Transcribe only the lines of the listing below from the one holding "Reproduce this chart with matplotlib." through the one holding "from matplotlib.patches import Patch", inclusive, without any change.
BEGIN Material provided
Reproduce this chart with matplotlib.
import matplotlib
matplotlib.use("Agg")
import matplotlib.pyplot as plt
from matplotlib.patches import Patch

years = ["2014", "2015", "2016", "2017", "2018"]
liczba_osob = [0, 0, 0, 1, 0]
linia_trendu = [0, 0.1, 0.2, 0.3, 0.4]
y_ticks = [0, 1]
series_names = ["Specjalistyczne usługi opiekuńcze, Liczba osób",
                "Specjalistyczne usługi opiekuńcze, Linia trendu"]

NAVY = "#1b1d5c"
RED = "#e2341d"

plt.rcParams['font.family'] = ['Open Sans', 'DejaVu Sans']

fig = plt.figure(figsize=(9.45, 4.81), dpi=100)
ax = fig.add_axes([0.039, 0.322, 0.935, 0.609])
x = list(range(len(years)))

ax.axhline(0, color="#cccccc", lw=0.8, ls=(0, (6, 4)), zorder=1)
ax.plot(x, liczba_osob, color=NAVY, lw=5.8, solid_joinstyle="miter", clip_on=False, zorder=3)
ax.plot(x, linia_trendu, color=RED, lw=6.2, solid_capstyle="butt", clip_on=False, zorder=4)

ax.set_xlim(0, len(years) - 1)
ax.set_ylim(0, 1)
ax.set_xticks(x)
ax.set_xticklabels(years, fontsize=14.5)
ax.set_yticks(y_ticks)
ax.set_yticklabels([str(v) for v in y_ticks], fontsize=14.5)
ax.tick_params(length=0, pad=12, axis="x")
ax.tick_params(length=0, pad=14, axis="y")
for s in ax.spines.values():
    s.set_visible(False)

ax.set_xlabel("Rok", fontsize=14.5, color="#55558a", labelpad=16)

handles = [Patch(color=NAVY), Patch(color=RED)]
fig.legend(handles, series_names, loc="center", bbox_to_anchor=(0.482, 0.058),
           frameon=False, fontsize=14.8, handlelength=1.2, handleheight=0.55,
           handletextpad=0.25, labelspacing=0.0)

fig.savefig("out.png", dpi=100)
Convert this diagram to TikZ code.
END Material provided
BEGIN Material provided
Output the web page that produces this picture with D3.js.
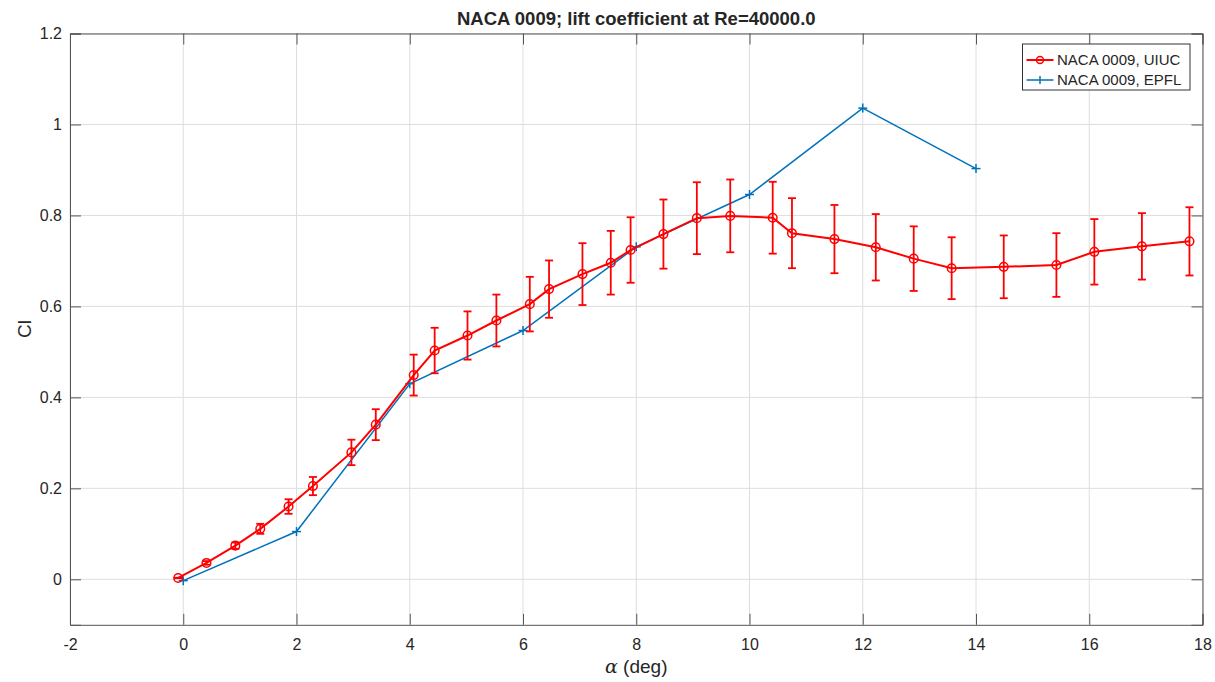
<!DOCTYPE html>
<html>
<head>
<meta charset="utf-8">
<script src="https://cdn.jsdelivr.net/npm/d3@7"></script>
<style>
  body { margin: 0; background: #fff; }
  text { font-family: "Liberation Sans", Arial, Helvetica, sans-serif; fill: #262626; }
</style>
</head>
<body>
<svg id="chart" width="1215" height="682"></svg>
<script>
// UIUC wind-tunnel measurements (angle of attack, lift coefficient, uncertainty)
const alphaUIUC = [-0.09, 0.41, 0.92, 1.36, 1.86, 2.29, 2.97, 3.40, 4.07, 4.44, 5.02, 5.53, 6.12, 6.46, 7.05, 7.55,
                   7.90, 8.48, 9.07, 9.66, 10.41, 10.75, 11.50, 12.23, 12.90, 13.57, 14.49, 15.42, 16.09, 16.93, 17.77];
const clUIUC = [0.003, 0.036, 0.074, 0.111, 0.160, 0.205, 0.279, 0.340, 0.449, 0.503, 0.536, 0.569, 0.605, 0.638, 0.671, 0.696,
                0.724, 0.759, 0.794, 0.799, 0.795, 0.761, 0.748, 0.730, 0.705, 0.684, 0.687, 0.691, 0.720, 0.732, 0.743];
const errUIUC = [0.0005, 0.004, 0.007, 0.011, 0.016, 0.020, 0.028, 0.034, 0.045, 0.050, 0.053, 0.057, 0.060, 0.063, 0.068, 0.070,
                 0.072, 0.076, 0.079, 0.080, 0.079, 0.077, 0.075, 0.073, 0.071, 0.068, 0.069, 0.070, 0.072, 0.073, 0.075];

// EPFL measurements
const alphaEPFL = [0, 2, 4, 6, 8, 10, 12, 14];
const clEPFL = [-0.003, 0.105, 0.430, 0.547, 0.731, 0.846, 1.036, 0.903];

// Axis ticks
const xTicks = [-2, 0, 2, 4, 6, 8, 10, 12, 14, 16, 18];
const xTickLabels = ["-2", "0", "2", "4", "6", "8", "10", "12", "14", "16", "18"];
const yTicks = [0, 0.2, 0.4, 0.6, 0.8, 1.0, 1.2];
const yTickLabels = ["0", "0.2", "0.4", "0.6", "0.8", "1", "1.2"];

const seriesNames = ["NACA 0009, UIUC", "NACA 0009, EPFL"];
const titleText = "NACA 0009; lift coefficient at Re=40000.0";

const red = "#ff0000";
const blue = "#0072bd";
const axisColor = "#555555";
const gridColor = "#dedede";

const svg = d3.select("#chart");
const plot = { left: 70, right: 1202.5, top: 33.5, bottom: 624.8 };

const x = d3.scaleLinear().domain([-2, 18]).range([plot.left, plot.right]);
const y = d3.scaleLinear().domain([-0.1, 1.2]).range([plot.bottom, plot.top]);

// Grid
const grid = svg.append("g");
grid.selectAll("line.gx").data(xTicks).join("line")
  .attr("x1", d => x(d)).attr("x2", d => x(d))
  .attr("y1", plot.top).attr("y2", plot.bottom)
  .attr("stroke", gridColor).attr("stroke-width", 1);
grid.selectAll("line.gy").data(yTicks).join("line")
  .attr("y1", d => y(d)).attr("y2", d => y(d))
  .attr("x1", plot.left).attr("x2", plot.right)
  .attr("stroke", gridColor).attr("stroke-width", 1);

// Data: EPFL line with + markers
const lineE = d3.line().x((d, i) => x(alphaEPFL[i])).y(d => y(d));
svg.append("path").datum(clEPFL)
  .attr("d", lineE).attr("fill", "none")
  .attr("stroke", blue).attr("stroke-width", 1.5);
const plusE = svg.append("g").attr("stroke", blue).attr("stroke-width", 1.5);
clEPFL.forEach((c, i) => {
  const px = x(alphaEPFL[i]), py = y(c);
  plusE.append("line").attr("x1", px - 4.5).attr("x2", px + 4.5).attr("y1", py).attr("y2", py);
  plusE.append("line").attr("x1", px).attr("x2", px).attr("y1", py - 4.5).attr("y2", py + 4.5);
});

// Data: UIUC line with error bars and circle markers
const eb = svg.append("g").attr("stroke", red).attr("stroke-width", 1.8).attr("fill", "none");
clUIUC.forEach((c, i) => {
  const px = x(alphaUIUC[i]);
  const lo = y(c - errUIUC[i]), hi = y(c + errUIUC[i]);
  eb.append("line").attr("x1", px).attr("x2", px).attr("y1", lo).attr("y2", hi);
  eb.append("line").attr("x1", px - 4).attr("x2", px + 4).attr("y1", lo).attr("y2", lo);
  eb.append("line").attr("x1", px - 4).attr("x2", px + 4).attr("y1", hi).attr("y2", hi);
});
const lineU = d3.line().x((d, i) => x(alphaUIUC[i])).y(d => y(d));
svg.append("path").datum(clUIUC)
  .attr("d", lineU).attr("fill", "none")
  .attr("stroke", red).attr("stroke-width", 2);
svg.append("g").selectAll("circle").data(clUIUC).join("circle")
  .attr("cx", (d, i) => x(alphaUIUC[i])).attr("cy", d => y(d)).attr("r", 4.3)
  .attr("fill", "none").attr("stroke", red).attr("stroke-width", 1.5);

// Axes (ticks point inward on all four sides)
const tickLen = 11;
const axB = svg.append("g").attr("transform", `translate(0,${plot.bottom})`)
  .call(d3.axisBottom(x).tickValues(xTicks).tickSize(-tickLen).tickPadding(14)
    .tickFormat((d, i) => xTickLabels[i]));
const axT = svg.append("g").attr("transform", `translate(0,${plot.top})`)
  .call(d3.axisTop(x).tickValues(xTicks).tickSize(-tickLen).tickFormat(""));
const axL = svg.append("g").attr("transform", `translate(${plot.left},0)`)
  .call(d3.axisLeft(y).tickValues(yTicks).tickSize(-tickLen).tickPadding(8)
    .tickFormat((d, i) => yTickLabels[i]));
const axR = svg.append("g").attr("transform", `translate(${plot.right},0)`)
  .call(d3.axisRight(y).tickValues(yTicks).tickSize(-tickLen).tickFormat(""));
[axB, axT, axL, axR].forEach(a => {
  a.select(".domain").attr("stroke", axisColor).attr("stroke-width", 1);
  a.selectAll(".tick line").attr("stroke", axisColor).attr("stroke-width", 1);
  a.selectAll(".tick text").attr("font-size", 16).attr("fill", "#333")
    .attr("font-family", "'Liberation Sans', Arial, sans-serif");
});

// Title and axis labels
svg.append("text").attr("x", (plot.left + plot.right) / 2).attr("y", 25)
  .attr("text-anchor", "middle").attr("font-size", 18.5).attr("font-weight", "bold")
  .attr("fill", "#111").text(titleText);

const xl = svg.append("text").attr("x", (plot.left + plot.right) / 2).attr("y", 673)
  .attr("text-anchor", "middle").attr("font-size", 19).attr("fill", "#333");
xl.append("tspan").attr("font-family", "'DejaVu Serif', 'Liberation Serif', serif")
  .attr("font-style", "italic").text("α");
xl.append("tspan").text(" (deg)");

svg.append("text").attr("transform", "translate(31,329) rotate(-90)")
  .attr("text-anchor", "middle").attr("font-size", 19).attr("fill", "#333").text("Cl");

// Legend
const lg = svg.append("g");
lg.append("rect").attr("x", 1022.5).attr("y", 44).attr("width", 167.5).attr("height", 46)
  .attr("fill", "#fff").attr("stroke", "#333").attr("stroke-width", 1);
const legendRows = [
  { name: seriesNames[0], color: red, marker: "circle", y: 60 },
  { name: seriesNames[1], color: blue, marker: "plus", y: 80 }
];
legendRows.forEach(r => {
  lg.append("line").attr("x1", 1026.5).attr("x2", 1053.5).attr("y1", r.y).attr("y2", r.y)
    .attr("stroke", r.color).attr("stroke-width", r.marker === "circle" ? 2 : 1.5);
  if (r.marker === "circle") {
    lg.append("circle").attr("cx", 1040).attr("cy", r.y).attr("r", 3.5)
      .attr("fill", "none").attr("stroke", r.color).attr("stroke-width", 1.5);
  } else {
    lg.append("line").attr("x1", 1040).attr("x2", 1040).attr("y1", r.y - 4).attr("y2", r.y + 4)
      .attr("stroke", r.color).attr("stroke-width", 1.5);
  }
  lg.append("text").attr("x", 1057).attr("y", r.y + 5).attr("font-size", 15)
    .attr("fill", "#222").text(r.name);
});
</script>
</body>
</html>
END Material provided
BEGIN Material provided
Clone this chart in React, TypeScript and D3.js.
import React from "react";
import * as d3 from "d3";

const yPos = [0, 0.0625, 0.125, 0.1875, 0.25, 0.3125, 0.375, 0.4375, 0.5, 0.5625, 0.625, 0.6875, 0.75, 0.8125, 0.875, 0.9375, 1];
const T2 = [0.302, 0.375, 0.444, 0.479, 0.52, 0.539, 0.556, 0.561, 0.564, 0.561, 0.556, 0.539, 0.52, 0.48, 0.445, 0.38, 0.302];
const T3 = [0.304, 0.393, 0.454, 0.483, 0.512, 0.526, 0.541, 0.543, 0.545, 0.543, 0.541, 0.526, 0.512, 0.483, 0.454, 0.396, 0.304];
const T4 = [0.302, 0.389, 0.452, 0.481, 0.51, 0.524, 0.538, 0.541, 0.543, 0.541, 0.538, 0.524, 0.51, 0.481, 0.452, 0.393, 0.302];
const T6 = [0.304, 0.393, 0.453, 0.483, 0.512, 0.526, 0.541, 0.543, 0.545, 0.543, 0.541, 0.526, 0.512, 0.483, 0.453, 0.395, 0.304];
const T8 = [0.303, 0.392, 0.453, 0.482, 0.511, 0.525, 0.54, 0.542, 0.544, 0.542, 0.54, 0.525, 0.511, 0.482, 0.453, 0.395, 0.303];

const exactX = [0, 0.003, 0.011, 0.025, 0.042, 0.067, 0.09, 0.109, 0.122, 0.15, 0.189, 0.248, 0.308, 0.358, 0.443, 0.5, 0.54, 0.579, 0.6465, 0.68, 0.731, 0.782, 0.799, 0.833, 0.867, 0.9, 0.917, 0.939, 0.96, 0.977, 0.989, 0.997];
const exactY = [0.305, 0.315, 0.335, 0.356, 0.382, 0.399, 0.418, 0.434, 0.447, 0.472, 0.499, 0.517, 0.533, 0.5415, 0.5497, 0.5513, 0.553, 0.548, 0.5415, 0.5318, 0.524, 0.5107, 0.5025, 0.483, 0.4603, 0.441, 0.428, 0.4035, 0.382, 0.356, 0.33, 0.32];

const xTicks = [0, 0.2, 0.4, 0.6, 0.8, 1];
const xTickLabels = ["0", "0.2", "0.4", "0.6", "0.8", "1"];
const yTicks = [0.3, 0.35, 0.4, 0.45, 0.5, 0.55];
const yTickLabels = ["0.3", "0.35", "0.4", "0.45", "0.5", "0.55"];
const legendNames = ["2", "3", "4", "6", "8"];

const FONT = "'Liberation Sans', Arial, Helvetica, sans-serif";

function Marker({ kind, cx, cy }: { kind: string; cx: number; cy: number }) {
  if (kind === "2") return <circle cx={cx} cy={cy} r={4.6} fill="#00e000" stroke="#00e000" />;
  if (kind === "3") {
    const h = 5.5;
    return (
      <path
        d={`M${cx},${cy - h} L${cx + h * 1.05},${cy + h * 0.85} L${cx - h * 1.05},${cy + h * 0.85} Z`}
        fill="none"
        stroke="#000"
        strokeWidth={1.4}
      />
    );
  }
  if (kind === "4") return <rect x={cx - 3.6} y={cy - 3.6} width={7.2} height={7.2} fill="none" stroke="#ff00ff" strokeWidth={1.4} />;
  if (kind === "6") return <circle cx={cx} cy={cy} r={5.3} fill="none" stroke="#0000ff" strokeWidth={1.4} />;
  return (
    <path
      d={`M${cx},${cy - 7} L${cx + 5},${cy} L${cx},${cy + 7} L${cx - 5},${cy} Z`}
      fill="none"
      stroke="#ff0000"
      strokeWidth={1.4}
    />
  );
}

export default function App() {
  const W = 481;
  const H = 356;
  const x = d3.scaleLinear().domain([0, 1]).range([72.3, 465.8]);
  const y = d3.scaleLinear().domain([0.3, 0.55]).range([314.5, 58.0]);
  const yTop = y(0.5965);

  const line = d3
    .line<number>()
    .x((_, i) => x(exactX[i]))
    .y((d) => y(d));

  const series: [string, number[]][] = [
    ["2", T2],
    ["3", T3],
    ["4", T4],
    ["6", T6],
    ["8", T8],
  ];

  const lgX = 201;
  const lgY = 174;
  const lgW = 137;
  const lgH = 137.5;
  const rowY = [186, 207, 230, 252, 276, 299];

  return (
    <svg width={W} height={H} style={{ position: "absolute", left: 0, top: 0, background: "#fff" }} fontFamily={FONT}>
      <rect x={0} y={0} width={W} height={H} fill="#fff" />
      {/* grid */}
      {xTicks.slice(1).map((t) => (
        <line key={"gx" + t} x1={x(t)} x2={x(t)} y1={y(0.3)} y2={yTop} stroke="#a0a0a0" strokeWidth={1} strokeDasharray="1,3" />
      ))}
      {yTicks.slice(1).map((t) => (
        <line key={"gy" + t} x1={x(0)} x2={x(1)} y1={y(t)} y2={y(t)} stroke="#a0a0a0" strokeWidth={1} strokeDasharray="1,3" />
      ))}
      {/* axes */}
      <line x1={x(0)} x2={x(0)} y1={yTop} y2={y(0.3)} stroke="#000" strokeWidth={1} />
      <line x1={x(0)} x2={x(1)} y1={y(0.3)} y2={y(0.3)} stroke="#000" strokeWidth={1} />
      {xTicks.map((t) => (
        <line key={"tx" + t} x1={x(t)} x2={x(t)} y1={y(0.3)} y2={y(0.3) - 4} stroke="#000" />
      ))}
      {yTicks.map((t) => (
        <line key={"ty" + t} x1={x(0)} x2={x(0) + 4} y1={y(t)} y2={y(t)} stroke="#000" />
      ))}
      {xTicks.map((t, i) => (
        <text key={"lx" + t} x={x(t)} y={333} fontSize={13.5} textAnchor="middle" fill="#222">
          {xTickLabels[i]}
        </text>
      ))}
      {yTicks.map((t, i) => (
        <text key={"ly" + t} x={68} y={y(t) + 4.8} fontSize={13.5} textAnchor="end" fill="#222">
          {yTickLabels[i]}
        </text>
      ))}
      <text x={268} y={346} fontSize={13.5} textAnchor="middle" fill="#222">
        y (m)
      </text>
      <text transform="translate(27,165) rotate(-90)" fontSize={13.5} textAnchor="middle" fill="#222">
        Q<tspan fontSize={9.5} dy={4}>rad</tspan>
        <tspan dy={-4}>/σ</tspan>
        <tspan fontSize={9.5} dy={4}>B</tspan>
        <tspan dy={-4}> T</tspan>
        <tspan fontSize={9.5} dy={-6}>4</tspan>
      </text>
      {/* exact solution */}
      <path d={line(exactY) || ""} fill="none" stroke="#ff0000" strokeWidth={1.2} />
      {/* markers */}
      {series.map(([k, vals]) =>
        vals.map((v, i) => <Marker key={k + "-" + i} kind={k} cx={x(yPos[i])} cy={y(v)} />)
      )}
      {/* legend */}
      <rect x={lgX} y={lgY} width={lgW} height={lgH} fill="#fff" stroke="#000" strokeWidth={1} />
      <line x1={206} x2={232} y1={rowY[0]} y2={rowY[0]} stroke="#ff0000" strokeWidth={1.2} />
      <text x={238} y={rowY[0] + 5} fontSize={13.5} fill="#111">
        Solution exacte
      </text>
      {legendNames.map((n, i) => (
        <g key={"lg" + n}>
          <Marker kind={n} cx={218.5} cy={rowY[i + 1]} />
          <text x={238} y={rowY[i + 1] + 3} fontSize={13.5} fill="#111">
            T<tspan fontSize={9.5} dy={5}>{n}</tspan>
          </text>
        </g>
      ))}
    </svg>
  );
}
END Material provided
- **Response to this exercise**:
Reproduce this chart with matplotlib.
import matplotlib
matplotlib.use("Agg")
import matplotlib.pyplot as plt
from matplotlib.patches import Patch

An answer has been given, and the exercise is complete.